Vignette Apartments at The North End. Photos from Landre Photography.

It’s obvious that downtown Milwaukee has grown in recent years, but by how much? By quite a bit, it turns out.

Department of City Development Commissioner Rocky Marcoux told members of the Common Council’s Zoning, Neighborhoods & Development Committee that since Mayor Tom Barrett took office in 2004, 11,450 housing units have been constructed in what he calls the greater downtown area. The area runs from E. North Ave. on the north edge to the Milwaukee River on the south, from Lake Michigan on the east to Interstate 43, W. McKinley Ave. and the Milwaukee River on the western edge. It encompasses all of the Westown, East Town, the Lower East Side, Beerline B and Historic Third Ward neighborhoods.

That figure includes everything from the high-end apartments at The North End to the condominiums in Kilbourn Tower. It also includes affordable housing projects like the 700 Lofts and the Milwaukee Institute of Art & Design’s Two50Two student apartments.

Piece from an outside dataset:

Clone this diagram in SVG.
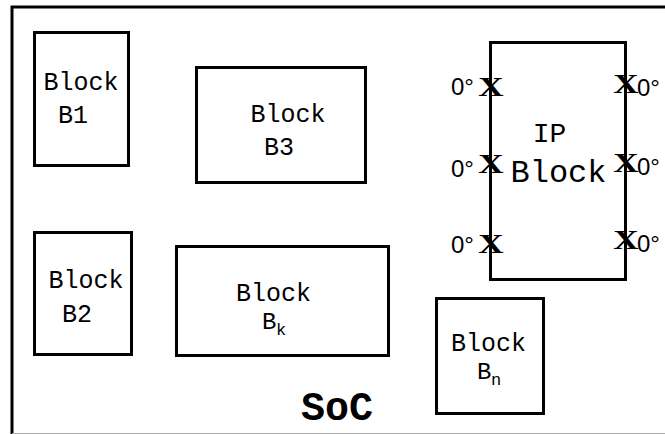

A unit is defined as a single residence within a larger building and does not reflect the number of bedrooms. Some units are large three-bedroom residences, but many are one-bedroom or studio apartments.

Marcoux, who was presenting a status update on a number of downtown projects, told the committee that 1,487 additional units are “in the queue and we believe will be in the ground this year.”

Outside of that area, the city has seen an additional 5,025 units constructed since 2004.

Is Downtown Overbuilt?

Alderwoman Milele A. Coggs asked Marcoux if the housing market is overbuilt. Marcoux responded that he has seen some signs the market is softening, citing deals where tenants can get a month of free rent with a year lease.

But overall, the commissioner said the city has a minimal risk even if the market is overbuilt. “We have not subsidized the downtown market. The market is acting as the market is going to act,” Marcoux said.

He did acknowledge the city has contributed heavily to projects like the Pabst Brewery redevelopment through a tax-incremental financing district, but said those funds went towards preparing the site and not actual housing.

The city does have one major investment pending, nearly $20 million is committed via a tax-incremental financing district towards The Couture. Those funds are intended to build a transit station and public concourse in the tower’s base. If the tower is constructed and its valuation fails to reach expected levels, the recovery of the city funds through property taxes could be delayed.

But Marcoux seemed unworried. “I think most of these properties are fairly unique because of their location,” he noted.

10,000 Unit Pledge from Barrett

At his State of the City speech delivered in late February, Barrett promised to create or rehabilitate 10,000 homes over the next ten years. As Marcoux’s numbers show, that isn’t something that will be easily accomplished. Downtown has become a very desirable area, yet has added less than 1,000 housing units per year, which is the pace of development Barrett has set as a future goal.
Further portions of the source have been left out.